What to do → Write the data below out exactly as it stands. Do not include the pictures.

####################

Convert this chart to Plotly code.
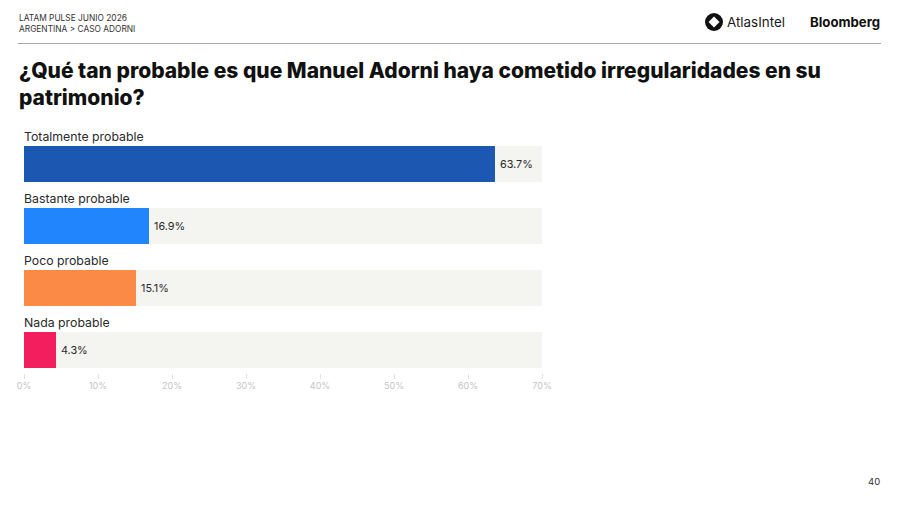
import plotly.graph_objects as go

categories = ["Totalmente probable", "Bastante probable", "Poco probable", "Nada probable"]
values = [63.7, 16.9, 15.1, 4.3]
bar_colors = ["#1C58B2", "#2185FD", "#FB8A47", "#F31E5E"]
track_values = [70, 70, 70, 70]
x_ticks = [0, 10, 20, 30, 40, 50, 60, 70]
x_tick_labels = ["0%", "10%", "20%", "30%", "40%", "50%", "60%", "70%"]

header_lines = ["LATAM PULSE JUNIO 2026", "ARGENTINA > CASO ADORNI"]
title_text = "¿Qué tan probable es que Manuel Adorni haya cometido irregularidades en su<br>patrimonio?"
page_number = "40"

W, H = 900, 506
SANS = "Inter, 'Noto Sans', sans-serif"

fig = go.Figure()

# Pale track behind each bar, spanning the full axis
fig.add_trace(go.Bar(
    y=categories, x=track_values, orientation="h", width=0.58,
    marker=dict(color="#F4F4F1", line_width=0), hoverinfo="skip", showlegend=False,
))
fig.add_trace(go.Bar(
    y=categories, x=values, orientation="h", width=0.58,
    marker=dict(color=bar_colors, line_width=0), showlegend=False,
))

annotations = []

for c, v in zip(categories, values):
    # Category name just above its bar
    annotations.append(dict(
        x=0, y=c, xref="x", yref="y", text=c, showarrow=False, borderpad=0,
        xanchor="left", yanchor="middle", xshift=-1, yshift=28,
        font=dict(family=SANS, size=12.3, color="#2A2A2A"),
    ))
    # Value label just past the end of the bar
    annotations.append(dict(
        x=v, y=c, xref="x", yref="y", text=f"{v}%", showarrow=False, borderpad=0,
        xanchor="left", yanchor="middle", xshift=4,
        font=dict(family=SANS, size=10.8, color="#2A2A2A"),
    ))


def page_text(x, y, text, size, color="#1A1A1A", anchor="left", weight=400, family=SANS):
    return dict(
        x=x / W, y=1 - y / H, xref="paper", yref="paper", text=text, showarrow=False,
        xanchor=anchor, yanchor="middle", align="left", borderpad=0,
        font=dict(family=family, size=size, color=color, weight=weight),
    )


annotations += [
    page_text(18, 17.5, header_lines[0], 8.35, "#333333"),
    page_text(18, 29, header_lines[1], 8.35, "#333333"),
    page_text(18, 83.5, title_text, 21, "#111111", weight=800),
    page_text(726, 22.5, "AtlasIntel", 13.4, "#1A1A1A"),
    page_text(881, 22, "Bloomberg", 13.2, "#111111", anchor="right", weight=700),
    page_text(881, 481, page_number, 9.5, "#333333", anchor="right"),
]

shapes = [
    # Rule under the header
    dict(type="line", xref="paper", yref="paper", x0=18 / W, x1=881 / W,
         y0=1 - 43.5 / H, y1=1 - 43.5 / H, line=dict(color="#A8A8A8", width=1.2)),
    # AtlasIntel mark: black disc with a white diamond
    dict(type="circle", xref="paper", yref="paper", x0=705 / W, x1=723 / W,
         y0=1 - 31 / H, y1=1 - 13 / H, fillcolor="#111111", line_width=0),
    dict(type="path", xref="paper", yref="paper",
         path=f"M {708.5 / W} {1 - 22 / H} L {714 / W} {1 - 16.5 / H} "
              f"L {719.5 / W} {1 - 22 / H} L {714 / W} {1 - 27.5 / H} Z",
         fillcolor="#FFFFFF", line_width=0),
]

# The plot area runs from y=133 to y=373 and x=24 to x=542 on the page
fig.update_layout(
    width=W, height=H, barmode="overlay", bargap=0,
    margin=dict(l=0, r=0, t=0, b=0, autoexpand=False),
    paper_bgcolor="#FFFFFF", plot_bgcolor="#FFFFFF",
    annotations=annotations, shapes=shapes,
    xaxis=dict(
        domain=[24 / W, 542 / W], range=[0, 70], tickvals=x_ticks, ticktext=x_tick_labels,
        showgrid=False, zeroline=False, showline=False,
        ticks="outside", ticklen=5, tickwidth=1, tickcolor="#E2E2E2",
        ticklabelstandoff=-1,
        tickfont=dict(family=SANS, size=9, color="#C4C4C4"),
        anchor="y",
    ),
    yaxis=dict(
        domain=[1 - 373 / H, 1 - 133 / H], range=[3.371, -0.5],
        categoryorder="array", categoryarray=categories,
        showticklabels=False, showgrid=False, zeroline=False, showline=False, ticks="",
    ),
)

fig.write_html("out.html", config=dict(displayModeBar=False))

####################

Finished task →
Convert this chart to Plotly code.
import plotly.graph_objects as go

categories = ["Totalmente probable", "Bastante probable", "Poco probable", "Nada probable"]
values = [63.7, 16.9, 15.1, 4.3]
bar_colors = ["#1C58B2", "#2185FD", "#FB8A47", "#F31E5E"]
track_values = [70, 70, 70, 70]
x_ticks = [0, 10, 20, 30, 40, 50, 60, 70]
x_tick_labels = ["0%", "10%", "20%", "30%", "40%", "50%", "60%", "70%"]

header_lines = ["LATAM PULSE JUNIO 2026", "ARGENTINA > CASO ADORNI"]
title_text = "¿Qué tan probable es que Manuel Adorni haya cometido irregularidades en su<br>patrimonio?"
page_number = "40"

W, H = 900, 506
SANS = "Inter, 'Noto Sans', sans-serif"

fig = go.Figure()

# Pale track behind each bar, spanning the full axis
fig.add_trace(go.Bar(
    y=categories, x=track_values, orientation="h", width=0.58,
    marker=dict(color="#F4F4F1", line_width=0), hoverinfo="skip", showlegend=False,
))
fig.add_trace(go.Bar(
    y=categories, x=values, orientation="h", width=0.58,
    marker=dict(color=bar_colors, line_width=0), showlegend=False,
))

annotations = []

for c, v in zip(categories, values):
    # Category name just above its bar
    annotations.append(dict(
        x=0, y=c, xref="x", yref="y", text=c, showarrow=False, borderpad=0,
        xanchor="left", yanchor="middle", xshift=-1, yshift=28,
        font=dict(family=SANS, size=12.3, color="#2A2A2A"),
    ))
    # Value label just past the end of the bar
    annotations.append(dict(
        x=v, y=c, xref="x", yref="y", text=f"{v}%", showarrow=False, borderpad=0,
        xanchor="left", yanchor="middle", xshift=4,
        font=dict(family=SANS, size=10.8, color="#2A2A2A"),
    ))


def page_text(x, y, text, size, color="#1A1A1A", anchor="left", weight=400, family=SANS):
    return dict(
        x=x / W, y=1 - y / H, xref="paper", yref="paper", text=text, showarrow=False,
        xanchor=anchor, yanchor="middle", align="left", borderpad=0,
        font=dict(family=family, size=size, color=color, weight=weight),
    )


annotations += [
    page_text(18, 17.5, header_lines[0], 8.35, "#333333"),
    page_text(18, 29, header_lines[1], 8.35, "#333333"),
    page_text(18, 83.5, title_text, 21, "#111111", weight=800),
    page_text(726, 22.5, "AtlasIntel", 13.4, "#1A1A1A"),
    page_text(881, 22, "Bloomberg", 13.2, "#111111", anchor="right", weight=700),
    page_text(881, 481, page_number, 9.5, "#333333", anchor="right"),
]

shapes = [
    # Rule under the header
    dict(type="line", xref="paper", yref="paper", x0=18 / W, x1=881 / W,
         y0=1 - 43.5 / H, y1=1 - 43.5 / H, line=dict(color="#A8A8A8", width=1.2)),
    # AtlasIntel mark: black disc with a white diamond
    dict(type="circle", xref="paper", yref="paper", x0=705 / W, x1=723 / W,
         y0=1 - 31 / H, y1=1 - 13 / H, fillcolor="#111111", line_width=0),
    dict(type="path", xref="paper", yref="paper",
         path=f"M {708.5 / W} {1 - 22 / H} L {714 / W} {1 - 16.5 / H} "
              f"L {719.5 / W} {1 - 22 / H} L {714 / W} {1 - 27.5 / H} Z",
         fillcolor="#FFFFFF", line_width=0),
]

# The plot area runs from y=133 to y=373 and x=24 to x=542 on the page
fig.update_layout(
    width=W, height=H, barmode="overlay", bargap=0,
    margin=dict(l=0, r=0, t=0, b=0, autoexpand=False),
    paper_bgcolor="#FFFFFF", plot_bgcolor="#FFFFFF",
    annotations=annotations, shapes=shapes,
    xaxis=dict(
        domain=[24 / W, 542 / W], range=[0, 70], tickvals=x_ticks, ticktext=x_tick_labels,
        showgrid=False, zeroline=False, showline=False,
        ticks="outside", ticklen=5, tickwidth=1, tickcolor="#E2E2E2",
        ticklabelstandoff=-1,
        tickfont=dict(family=SANS, size=9, color="#C4C4C4"),
        anchor="y",
    ),
    yaxis=dict(
        domain=[1 - 373 / H, 1 - 133 / H], range=[3.371, -0.5],
        categoryorder="array", categoryarray=categories,
        showticklabels=False, showgrid=False, zeroline=False, showline=False, ticks="",
    ),
)

fig.write_html("out.html", config=dict(displayModeBar=False))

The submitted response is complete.